══ Dataset section ══

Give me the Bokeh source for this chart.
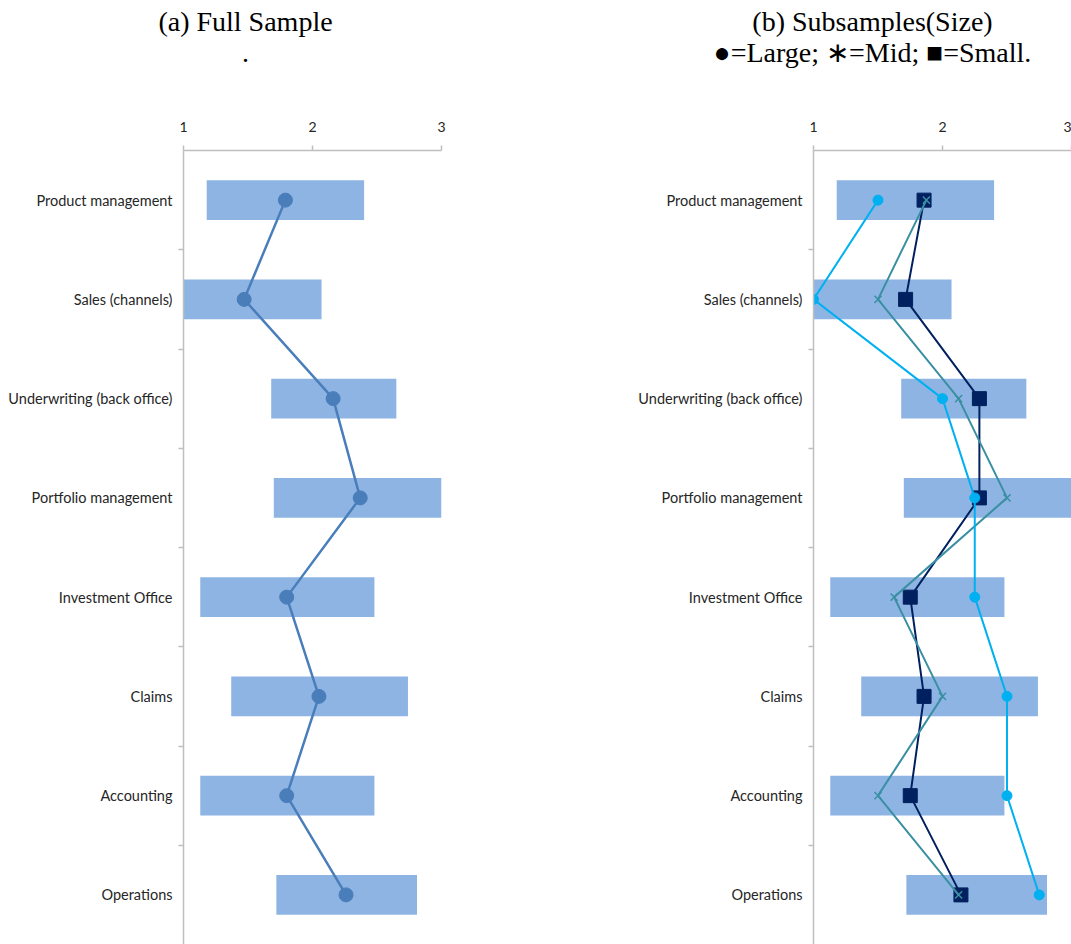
from bokeh.plotting import figure
from bokeh.models import Range1d, LinearAxis, FixedTicker
from bokeh.layouts import row, column
from bokeh.core.properties import value
from bokeh.embed import file_html
from bokeh.resources import INLINE

# Activities, listed top to bottom
activities = [
    "Product management",
    "Sales (channels)",
    "Underwriting (back office)",
    "Portfolio management",
    "Investment Office",
    "Claims",
    "Accounting",
    "Operations",
]

# Range of responses per activity (bar extents)
range_low = [1.18, 1.00, 1.68, 1.70, 1.13, 1.37, 1.13, 1.72]
range_high = [2.40, 2.07, 2.65, 3.00, 2.48, 2.74, 2.48, 2.81]

# Mean scores
full_sample = [1.79, 1.47, 2.16, 2.37, 1.80, 2.05, 1.80, 2.26]
large = [1.50, 1.00, 2.00, 2.25, 2.25, 2.50, 2.50, 2.75]
mid = [1.875, 1.50, 2.125, 2.50, 1.625, 2.00, 1.50, 2.125]
small = [1.857, 1.714, 2.286, 2.286, 1.75, 1.857, 1.75, 2.143]

x_ticks = [1, 2, 3]

title_a = ["(a) Full Sample", "."]
title_b = ["(b) Subsamples(Size)", "\u25cf=Large; \u2217=Mid; \u25a0=Small."]

BAR = "#8DB4E2"
FULL = "#4A7EBB"
LARGE = "#00B0F0"
MID = "#3A8FA3"
SMALL = "#002060"
AXIS = "#BFBFBF"
LABEL_FONT = "Lato"
TITLE_FONT = "Liberation Serif"

W, H = 1071, 944
HEAD = 80

n = len(activities)
centres = [i + 0.5 for i in range(n)]
bounds = [i for i in range(1, n)]


def make_panel(border_left, border_right):
    p = figure(
        frame_width=258, frame_height=H - 150,
        min_border_left=border_left, min_border_right=border_right,
        min_border_top=150 - HEAD, min_border_bottom=0,
        x_range=Range1d(1, 3), y_range=Range1d(n, 0),
        x_axis_location=None, y_axis_location=None,
        toolbar_location=None, output_backend="svg",
    )
    p.outline_line_color = None
    p.xgrid.visible = False
    p.ygrid.visible = False

    xaxis = LinearAxis(ticker=FixedTicker(ticks=x_ticks))
    xaxis.axis_line_color = AXIS
    xaxis.axis_line_width = 1.5
    xaxis.major_tick_line_color = AXIS
    xaxis.major_tick_line_width = 1.5
    xaxis.major_tick_out = 5
    xaxis.major_tick_in = 0
    xaxis.minor_tick_line_color = None
    xaxis.major_label_standoff = 14
    xaxis.major_label_text_font = LABEL_FONT
    xaxis.major_label_text_font_size = "14px"
    xaxis.major_label_text_color = "#262626"
    p.add_layout(xaxis, "above")

    yaxis = LinearAxis(ticker=FixedTicker(ticks=centres, minor_ticks=bounds))
    yaxis.major_label_overrides = {c: a for c, a in zip(centres, activities)}
    yaxis.axis_line_color = AXIS
    yaxis.axis_line_width = 1.5
    yaxis.major_tick_line_color = None
    yaxis.major_tick_out = 0
    yaxis.major_tick_in = 0
    yaxis.minor_tick_line_color = AXIS
    yaxis.minor_tick_line_width = 1.5
    yaxis.minor_tick_out = 5
    yaxis.minor_tick_in = 0
    yaxis.major_label_standoff = 6
    yaxis.major_label_text_font = LABEL_FONT
    yaxis.major_label_text_font_size = "14.5px"
    yaxis.major_label_text_color = "#262626"
    p.add_layout(yaxis, "left")

    p.hbar(y=centres, left=range_low, right=range_high, height=0.4,
           fill_color=BAR, line_color=None)
    return p


# Panel captions drawn in a header strip above the two panels
head = figure(
    width=W, height=HEAD, x_range=Range1d(0, W), y_range=Range1d(HEAD, 0),
    x_axis_location=None, y_axis_location=None, min_border=0,
    toolbar_location=None, output_backend="svg",
)
head.outline_line_color = None
head.xgrid.visible = False
head.ygrid.visible = False
head.text(x=[245, 245, 872, 872], y=[21, 52, 21, 52],
          text=title_a + title_b,
          text_align="center", text_baseline="middle",
          text_font=value(TITLE_FONT), text_font_size="28px", text_color="black")

# (a) full sample
pa = make_panel(183, 49)
pa.line(full_sample, centres, line_color=FULL, line_width=2.5)
pa.scatter(full_sample, centres, marker="circle", size=14,
           fill_color=FULL, line_color=FULL)

# (b) subsamples by size
pb = make_panel(323, 0)
pb.line(small, centres, line_color=SMALL, line_width=2)
pb.scatter(small, centres, marker="square", size=14,
           fill_color=SMALL, line_color=SMALL)
pb.line(mid, centres, line_color=MID, line_width=2)
pb.scatter(mid, centres, marker="x", size=10, line_color=MID, line_width=1.5)
pb.line(large, centres, line_color=LARGE, line_width=2)
pb.scatter(large, centres, marker="circle", size=10,
           fill_color=LARGE, line_color=LARGE)

layout = column(head, row(pa, pb, spacing=0), spacing=0)

with open("out.html", "w") as f:
    f.write(file_html(layout, INLINE))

═══

## What is needed
Pictures are excluded: retype only the lines from the beginning of the listing above through the line with "from bokeh.resources import INLINE", both included.

## Task response
Give me the Bokeh source for this chart.
from bokeh.plotting import figure
from bokeh.models import Range1d, LinearAxis, FixedTicker
from bokeh.layouts import row, column
from bokeh.core.properties import value
from bokeh.embed import file_html
from bokeh.resources import INLINE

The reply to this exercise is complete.